How to compare effects across regions

· Europe vs Africa and the Middle East: the Thirty Years War transformed the European balance of power and confessional politics, while the Moroccan invasion of Songhai helped destroy a major imperial state. Judgement: both had political effects, but the scale of state collapse was more direct in Songhai.

· Europe vs Asia and Oceania: the Thirty Years War produced a formal peace settlement in 1648, while the Japanese invasions of Korea ended without Japan gaining Korea. Judgement: Europe is stronger for peacemaking analysis; Korea is stronger for showing destructive effects without territorial gain.

· Americas vs Europe: the Beaver Wars show war’s effects through population movement, resource control and trade alliances, while the Thirty Years War shows state diplomacy, confessional settlement and dynastic balance. Judgement: both altered political order, but through different structures.

· Short-term vs long-term: short-term effects often include deaths, displacement, destruction and fiscal strain; long-term effects include territorial reordering, state collapse, religious settlement, new alliances and shifts in regional power.

· Most significant effect judgement: for Early Modern wars, political and territorial effects often appear most visible, but economic and demographic effects may be more damaging to ordinary people and longer-term recovery.

IB-style exam-use guidance

· For “Evaluate the effects”, rank effects by significance. Example judgement: “The political effects of the Thirty Years War were more internationally significant, but the social and demographic effects were more devastating for civilians in the German lands.”

· For “Compare and contrast the effects”, use the same categories for both wars: peacemaking, political/territorial, economic, social/religious, demographic.

· For “To what extent”, avoid all-or-nothing answers. Example: “War transformed political structures to a large extent in Songhai, but in Korea it caused more social and economic devastation than permanent territorial change.”

· Use two regions when the question demands it. A strong pairing is Thirty Years War (Europe) with Moroccan invasion of Songhai (Africa and the Middle East) or Japanese invasions of Korea (Asia and Oceania).

· Keep Paper 2 paragraphs analytical: point → precise evidence → explain effect → compare or judge significance → link to question.

Exam traps or common mistakes

· Narrating the war instead of analysing effects: do not retell the whole Thirty Years War or Japanese invasions of Korea; select only consequences relevant to the question.

· Ignoring the “two regions” requirement: if the question asks for wars from different regions, do not use two European wars.

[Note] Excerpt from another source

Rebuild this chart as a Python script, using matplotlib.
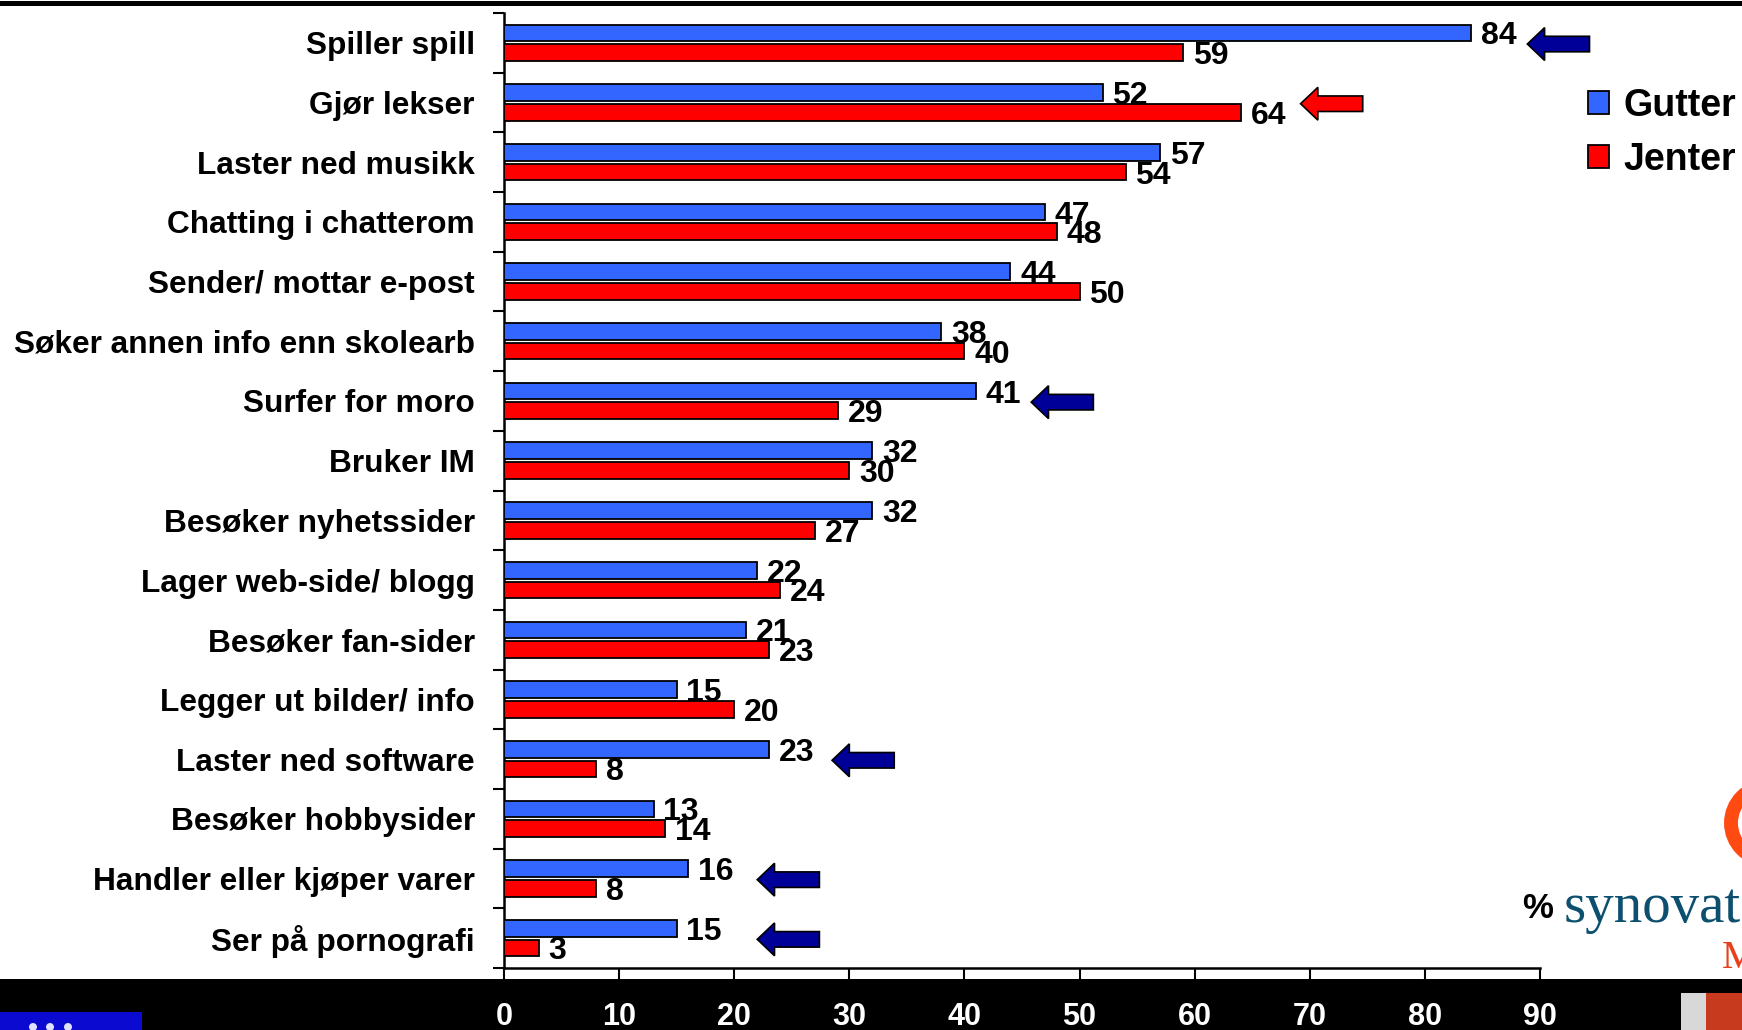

· Treating suggested examples as compulsory: the syllabus list is suggested, but using listed examples helps keep answers aligned.

· Confusing causes with effects: the fur trade helped cause the Beaver Wars, but in an effects essay you must explain how war changed trade networks and populations.

· Overclaiming peacemaking success: Westphalia (1648) ended major conflict but did not create a permanently peaceful Europe.

· Using vague destruction evidence: replace “war ruined everything” with precise categories such as taxation, plunder, population movement, state collapse, territorial change or religious settlement.

Checklist: can you do this?

· Explain the official Effects focus: peacemaking, economic/political/territorial impact, social/religious impact, and demographic changes/population movements.

· Use at least two specific wars from different IB regions when required.

· Turn examples such as Westphalia (1648), Songhai (1591) and Korea (1592–1598) into analytical evidence, not narrative.

· Compare effects using the same categories across both wars.

· Make a clear judgement about significance, extent, short-term vs long-term impact, or success/failure of peacemaking.